The situation escalated when Alberta’s Premier Notley weighed in, noting that $4 an hour was unacceptably below the provincial minimum wage of $11.20 an hour.

“I can say right now that every hour that every firefighter from South Africa or anywhere else has worked on these fires will be compensated in accordance with our laws in this province,” Notley said on Thursday.

According to a government website, a typical firefighter in Alberta makes around $30 an hour.  The Canadian Interagency Forest Fire Centre, which negotiated the contract with Working on Fire, said the $170 per day that had been agreed to, was not all take-home pay because expenses had to be factored in.

Pongukwenza Nene, 29, was one of the South African firefighters based in a camp north of Fort McMurray. He described most of the of the firefighters as very poor.

“I’m very, very, very sad and very worried,” Nene told CBC News on Friday, revealing that he was afraid of the consequences he and the other firefighters may face after speaking out.
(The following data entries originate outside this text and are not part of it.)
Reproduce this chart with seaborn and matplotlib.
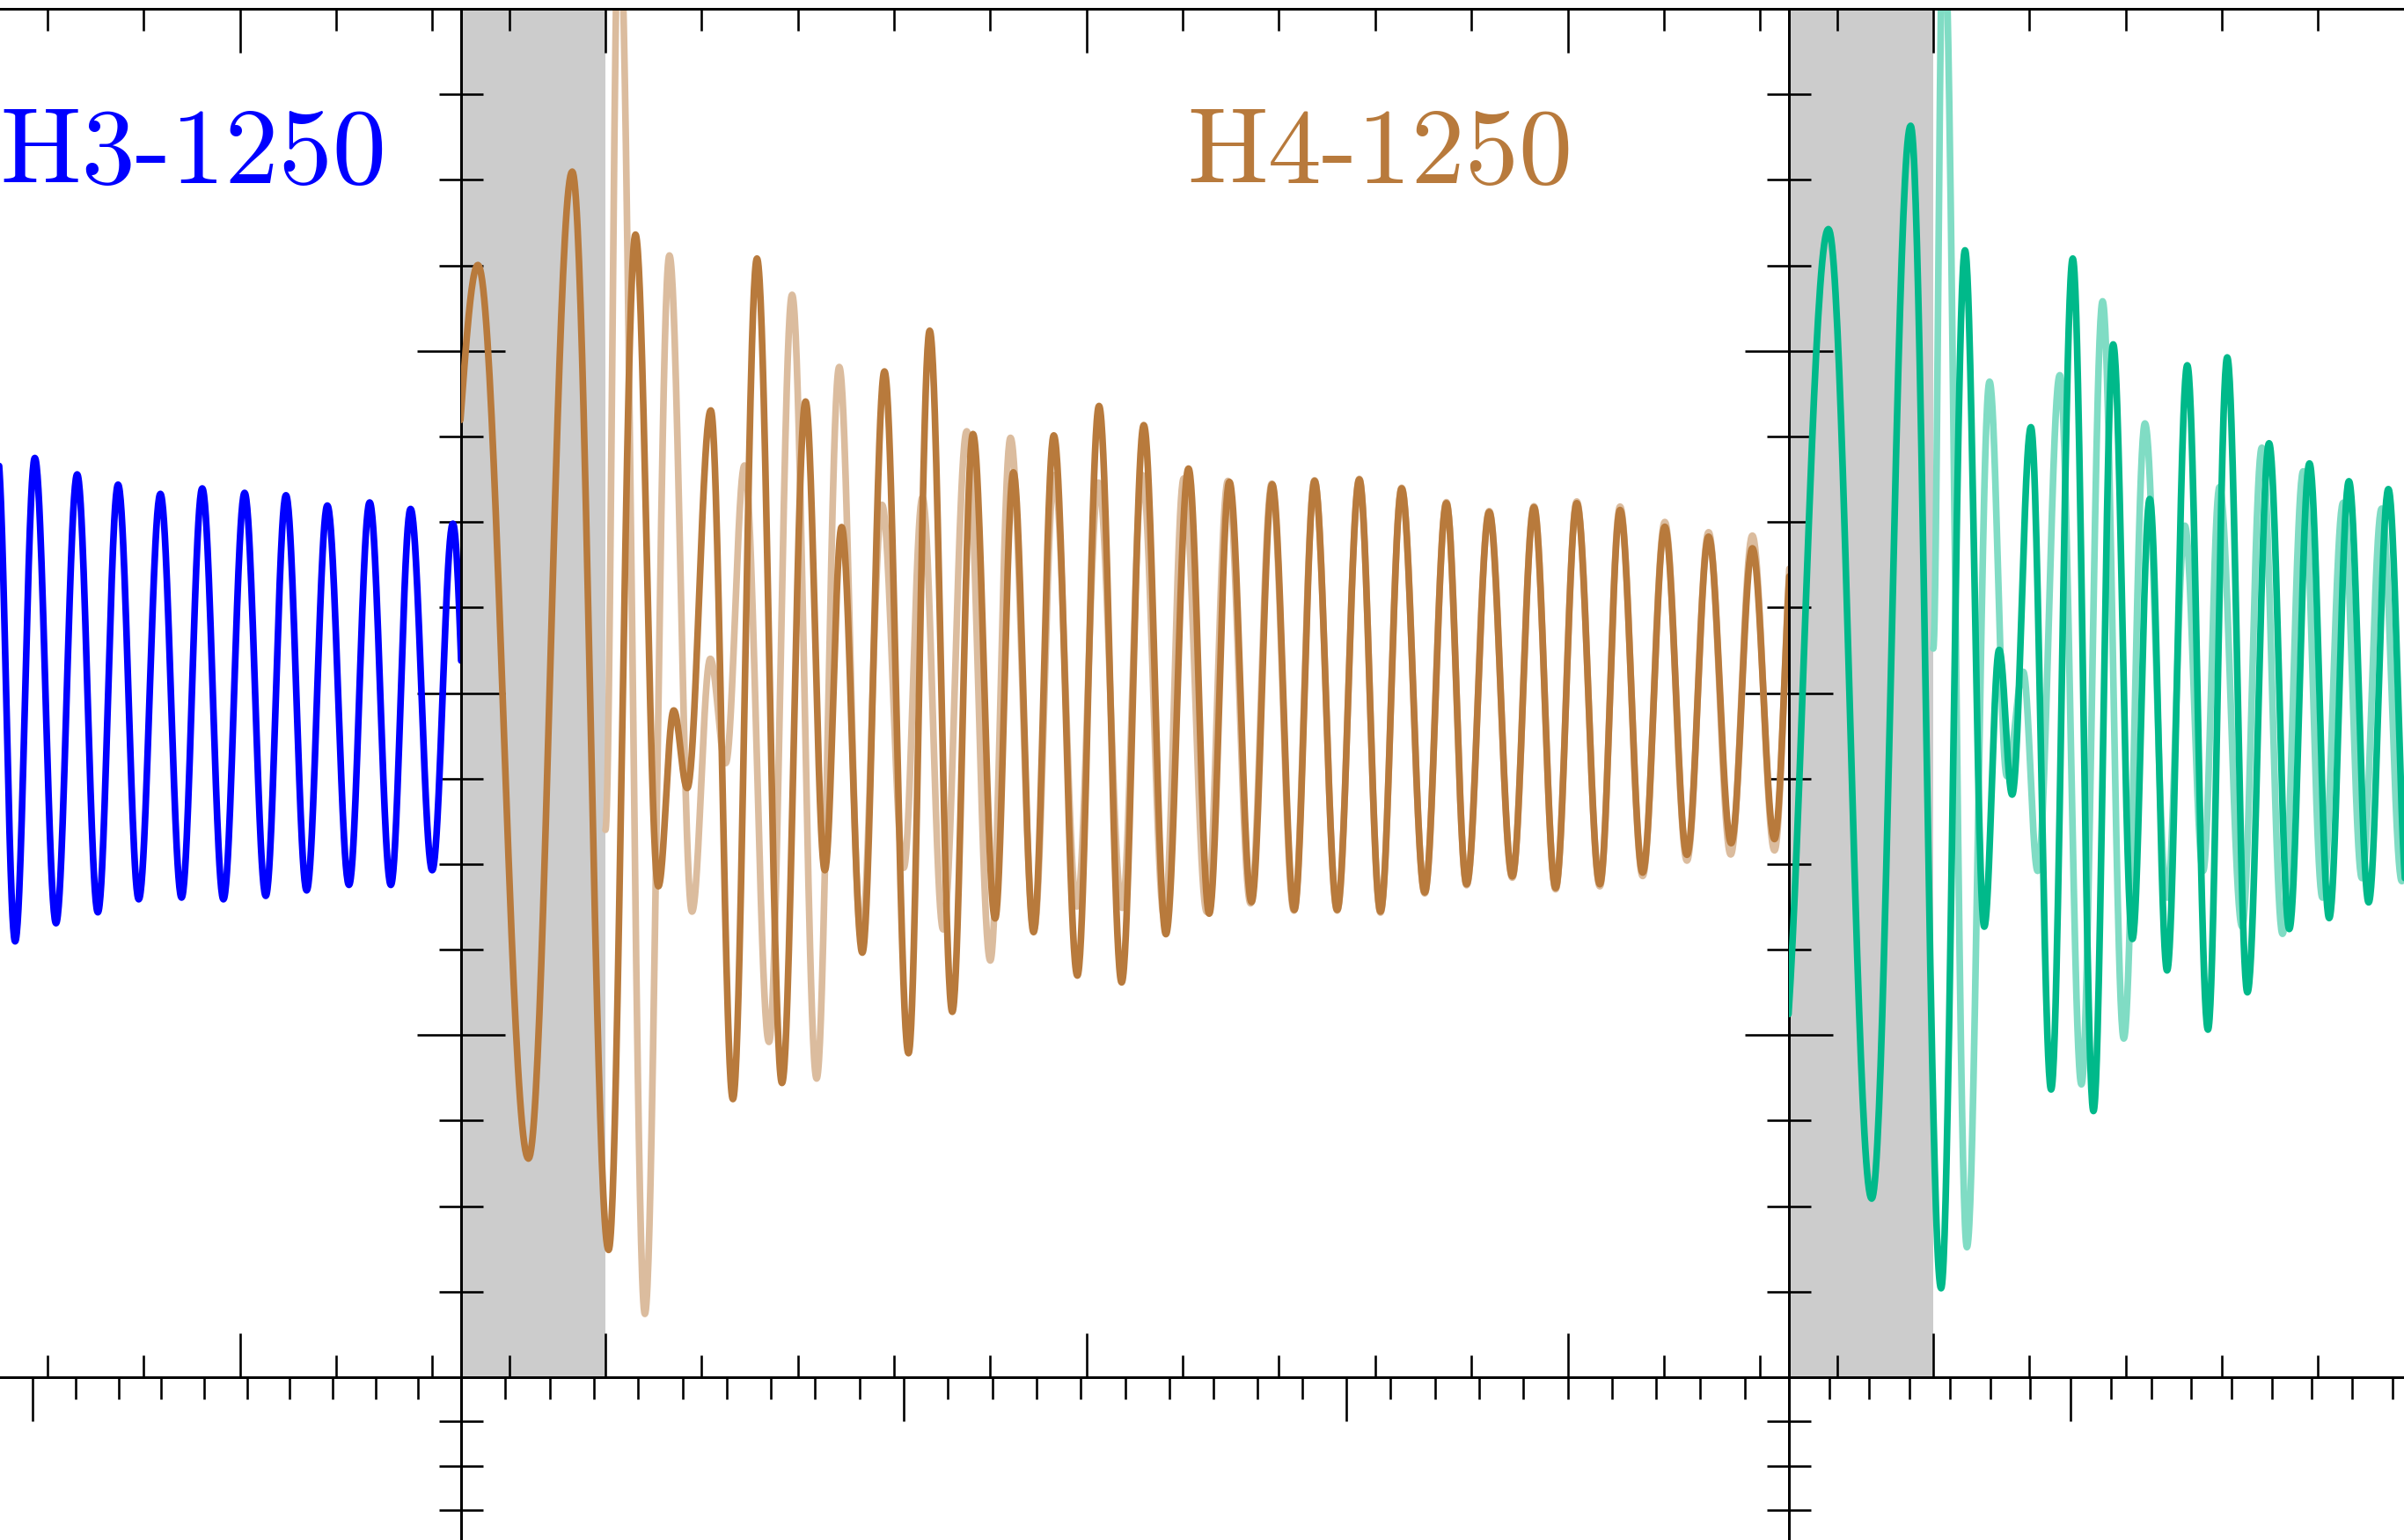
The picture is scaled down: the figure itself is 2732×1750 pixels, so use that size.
import numpy as np
import pandas as pd
import matplotlib
matplotlib.use("Agg")
import matplotlib.pyplot as plt
from matplotlib.ticker import MultipleLocator
import seaborn as sns

sns.set_style("ticks")

# ---------------------------------------------------------------------------
# Waveform turning points (time, strain) for each model
# ---------------------------------------------------------------------------
# MH3-1250 (left panel)
mh3_t = [14.50, 14.96, 15.33, 15.74, 16.18, 16.62, 17.05, 17.47, 17.90, 18.35,
         18.79, 19.22, 19.66, 20.10, 20.54, 20.96, 21.39, 21.82, 22.27, 22.70,
         23.14, 23.55, 24.00, 24.43, 24.82]
mh3_h = [-0.75, 0.70, -0.726, 0.687, -0.673, 0.639, -0.641, 0.609, -0.603, 0.582,
         -0.598, 0.598, -0.603, 0.585, -0.593, 0.578, -0.577, 0.548, -0.561, 0.557,
         -0.561, 0.538, -0.518, 0.495, -0.50]

# H4-1250 (middle panel), main resolution
h4_t = [-3.35, -2.65, -1.60, -0.69, 0.066, 0.625, 1.10, 1.42, 1.70, 2.19,
        2.65, 3.15, 3.67, 4.16, 4.56, 4.91, 5.34, 5.80, 6.30, 6.74,
        7.21, 7.64, 8.10, 8.48, 8.90, 9.32, 9.81, 10.26, 10.73, 11.19,
        11.65, 12.12, 12.55, 12.97, 13.43, 13.86, 14.32, 14.74, 15.21, 15.67,
        16.11, 16.55, 17.03, 17.48, 17.90, 18.37, 18.85, 19.30, 19.75, 20.19,
        20.67, 21.09, 21.56, 22.02, 22.48, 22.93, 23.40, 23.84, 24.30, 24.70]
h4_h = [0.40, 1.251, -1.361, 1.524, -1.628, 1.340, -0.565, -0.051, -0.278, 0.826,
        -1.187, 1.270, -1.140, 0.852, -0.518, 0.485, -0.759, 0.940, -1.053, 1.059,
        -0.932, 0.757, -0.659, 0.645, -0.699, 0.753, -0.826, 0.839, -0.846, 0.783,
        -0.705, 0.656, -0.645, 0.617, -0.611, 0.610, -0.634, 0.620, -0.634, 0.624,
        -0.639, 0.598, -0.583, 0.555, -0.559, 0.529, -0.536, 0.543, -0.570, 0.555,
        -0.559, 0.535, -0.525, 0.486, -0.473, 0.457, -0.439, 0.423, -0.427, 0.45]

# H4-1250, comparison run (starts at merger)
h4b_t = [0.00, 0.28, 0.82, 1.33, 1.80, 2.18, 2.50, 2.89, 3.40, 3.88,
         4.39, 4.86, 5.32, 5.75, 6.20, 6.59, 7.02, 7.51, 8.00, 8.42,
         8.91, 9.33, 9.80, 10.25, 10.74, 11.16, 11.62, 12.02, 12.50, 12.94,
         13.41, 13.85, 14.31, 14.74, 15.21, 15.67, 16.11, 16.55, 17.03, 17.48,
         17.90, 18.37, 18.85, 19.30, 19.75, 20.19, 20.67, 21.09, 21.56, 22.02,
         22.48, 22.93, 23.39, 23.84, 24.30, 24.70]
h4b_h = [-0.40, 2.30, -1.815, 1.279, -0.639, 0.10, -0.205, 0.665, -1.02, 1.164,
         -1.127, 0.953, -0.72, 0.55, -0.511, 0.572, -0.691, 0.765, -0.782, 0.746,
         -0.69, 0.637, -0.624, 0.615, -0.628, 0.637, -0.66, 0.627, -0.64, 0.62,
         -0.615, 0.612, -0.636, 0.622, -0.636, 0.626, -0.642, 0.600, -0.586, 0.558,
         -0.562, 0.532, -0.540, 0.546, -0.574, 0.560, -0.565, 0.545, -0.535, 0.50,
         -0.49, 0.47, -0.472, 0.46, -0.46, 0.48]

# right panel, main resolution
g_t = [-3.20, -2.18, -1.28, -0.47, 0.163, 0.66, 1.06, 1.37, 1.64, 2.03,
       2.45, 2.90, 3.33, 3.74, 4.14, 4.50, 4.86, 5.28, 5.71, 6.11,
       6.53, 6.98, 7.40, 7.82, 8.23, 8.64, 9.05, 9.46, 9.86, 10.27]
g_h = [-1.15, 1.356, -1.478, 1.658, -1.740, 1.294, -0.683, 0.126, -0.297, 0.777,
       -1.159, 1.270, -1.222, 1.019, -0.719, 0.567, -0.811, 0.958, -0.984, 0.981,
       -0.875, 0.730, -0.690, 0.671, -0.658, 0.619, -0.612, 0.596, -0.60, 0.58]

# right panel, comparison run
gb_t = [0.00, 0.21, 0.70, 1.17, 1.53, 1.87, 2.17, 2.63, 3.08, 3.52,
        3.96, 4.40, 4.86, 5.23, 5.61, 5.95, 6.42, 6.83, 7.26, 7.69,
        8.09, 8.52, 8.91, 9.32, 9.74, 10.15]
gb_h = [0.13, 2.30, -1.620, 0.910, -0.243, 0.062, -0.52, 0.929, -1.144, 1.145,
        -1.01, 0.788, -0.598, 0.489, -0.52, 0.602, -0.683, 0.717, -0.704, 0.648,
        -0.598, 0.556, -0.541, 0.539, -0.55, 0.53]

labels = ["MH3-1250", "H4-1250"]

BLUE = "#0000FF"
BROWN = "#B87A3C"
BROWN_LIGHT = "#DBBC9E"
GREEN = "#00B98A"
GREEN_LIGHT = "#80DCC4"
BAND = "#CCCCCC"


def trace(times, values, n=48):
    """Smooth oscillating trace through successive turning points."""
    ts, vs = [], []
    for i in range(len(times) - 1):
        s = np.linspace(0.0, 1.0, n, endpoint=False)
        w = 0.5 * (1.0 - np.cos(np.pi * s))
        ts.append(times[i] + (times[i + 1] - times[i]) * s)
        vs.append(values[i] + (values[i + 1] - values[i]) * w)
    ts.append([times[-1]])
    vs.append([values[-1]])
    return pd.DataFrame({"t": np.concatenate(ts), "h": np.concatenate(vs)})


# ---------------------------------------------------------------------------
# Figure layout (pixel geometry on a 2732 x 1750 canvas)
# ---------------------------------------------------------------------------
W, H = 2732, 1750
fig = plt.figure(figsize=(W / 100, H / 100), dpi=100)

PX = 100 / 72.0
spine_w = 3.0 / PX
tick_w = 2.6 / PX
lw = 7.6 / PX

row_top, row_bot = 10, 1565
panel_x = [-985, 524, 2033]
panel_w = 1509
low_h = 1006


def frac_box(x0, y_top, w, h):
    return [x0 / W, (H - y_top - h) / H, w / W, h / H]


def style(ax):
    for sp in ax.spines.values():
        sp.set_linewidth(spine_w)
        sp.set_color("black")
        sp.set_visible(True)
    ax.tick_params(which="both", direction="in", top=True, bottom=True,
                   left=True, right=True, labelbottom=False, labelleft=False,
                   labeltop=False, labelright=False, width=tick_w, color="black")
    ax.tick_params(which="major", length=50 / PX)
    ax.tick_params(which="minor", length=25 / PX)
    ax.set_xlabel("")
    ax.set_ylabel("")


def draw(ax, times, values, color, z):
    sns.lineplot(data=trace(times, values), x="t", y="h", ax=ax, color=color,
                 sort=False, estimator=None, legend=False)
    line = ax.lines[-1]
    line.set_linewidth(lw)
    line.set_zorder(z)
    line.set_solid_capstyle("round")
    line.set_solid_joinstyle("round")


upper = []
for x0 in panel_x:
    ax = fig.add_axes(frac_box(x0, row_top, panel_w, row_bot - row_top))
    ax.axvspan(-3.0, 0.0, color=BAND, lw=0, zorder=0)
    upper.append(ax)

ax_l, ax_m, ax_r = upper

draw(ax_l, mh3_t, mh3_h, BLUE, 3)
draw(ax_m, h4b_t, h4b_h, BROWN_LIGHT, 2)
draw(ax_m, h4_t, h4_h, BROWN, 3)
draw(ax_r, gb_t, gb_h, GREEN_LIGHT, 2)
draw(ax_r, g_t, g_h, GREEN, 3)

for ax in upper:
    ax.set_xlim(-3.0, 24.6)
    ax.set_ylim(-2.0, 2.0)
    ax.xaxis.set_major_locator(MultipleLocator(10))
    ax.xaxis.set_minor_locator(MultipleLocator(2))
    ax.yaxis.set_major_locator(MultipleLocator(1))
    ax.yaxis.set_minor_locator(MultipleLocator(0.25))

ax_l.text(23.05, 1.49, labels[0], color=BLUE, fontsize=88,
          family="cmr10", ha="right", va="baseline", zorder=5)
ax_m.text(12.10, 1.49, labels[1], color=BROWN, fontsize=88,
          family="cmr10", ha="left", va="baseline", zorder=5)

for ax in upper:
    style(ax)

# second row of panels (only its upper edge falls on the canvas)
low_xlims = [(-0.1, 3.0), (0.0, 3.0), (0.3, 3.6)]
for x0, xl in zip(panel_x, low_xlims):
    ax = fig.add_axes(frac_box(x0, row_bot, panel_w, low_h))
    ax.set_xlim(*xl)
    ax.set_ylim(0.0, 1.0)
    ax.xaxis.set_major_locator(MultipleLocator(1))
    ax.xaxis.set_minor_locator(MultipleLocator(0.1))
    ax.yaxis.set_major_locator(MultipleLocator(0.5))
    ax.yaxis.set_minor_locator(MultipleLocator(0.05))
    ax.set_facecolor("none")
    style(ax)

fig.savefig("out.png", dpi=100)
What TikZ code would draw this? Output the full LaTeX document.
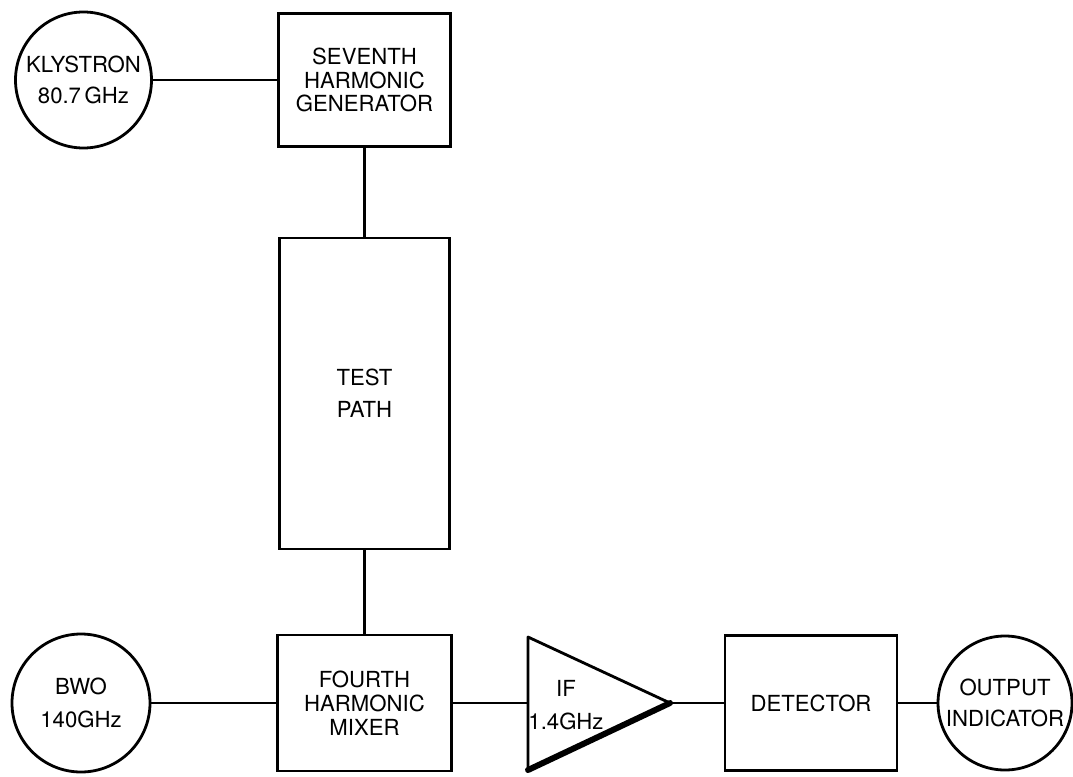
\documentclass[tikz,border=0pt]{standalone}
\usepackage{fontspec}
\setsansfont{TeX Gyre Heros}
\begin{document}
\begin{tikzpicture}[
  every node/.style={font=\sffamily\fontsize{12.6}{13.6}\selectfont, align=center},
  blk/.style={draw, line width=1.6pt, minimum width=3.44cm, minimum height=2.7cm, inner sep=0pt},
  src/.style={draw, circle, line width=1.6pt, minimum size=2.72cm, inner sep=0pt},
  wire/.style={line width=1.2pt}]
  \useasboundingbox (0,0) rectangle (21.46,15.52);
  \node[src] (kly) at (1.67,13.92) {KLYSTRON\\[4.5pt]80.7\,GHz};
  \node[blk, minimum height=2.66cm] (gen) at (7.29,13.92) {SEVENTH\\HARMONIC\\GENERATOR};
  \node[blk, minimum width=3.4cm, minimum height=6.22cm] (path) at (7.29,7.65) {TEST\\[4.5pt]PATH};
  \node[src, minimum size=2.76cm] (bwo) at (1.62,1.46) {BWO\\[5pt]140GHz};
  \node[blk, minimum width=3.48cm, minimum height=2.72cm] (mix) at (7.29,1.46) {FOURTH\\HARMONIC\\MIXER};
  \coordinate (ifin) at (10.56,1.46);
  \coordinate (ift) at (10.56,2.78);
  \coordinate (ifb) at (10.56,0.12);
  \coordinate (ifout) at (13.40,1.46);
  \draw[line width=1.6pt, line join=round] (ifb) -- (ift) -- (ifout);
  \draw[line width=3.4pt, line cap=round] (ifout) -- (ifb);
  \node (iflab) at (11.32,1.42) {IF\\[5.5pt]1.4GHz};
  \node[blk] (det) at (16.22,1.46) {DETECTOR};
  \node[src, minimum size=2.68cm] (out) at (20.10,1.46) {OUTPUT\\[4.5pt]INDICATOR};
  \draw[wire] (kly) -- (gen);
  \draw[wire] (gen) -- (path);
  \draw[wire] (path) -- (mix);
  \draw[wire] (bwo) -- (mix);
  \draw[wire] (mix) -- (ifin);
  \draw[wire] (ifout) -- (det);
  \draw[wire] (det) -- (out);
\end{tikzpicture}
\end{document}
A man staying at the work camp with the South Africans said despite the turmoil before they left on Saturday, they never stopped singing, and helped to lift the spirits of the other workers in the camp.

A deployment of two 14-day rotations had been planned, but the firefighters did not even complete the first rotation. In the meantime, the Fort McMurray wildfire, that became known as “The Beast” is now reported as contained. And now flooding is causing problems in some areas of northern Alberta.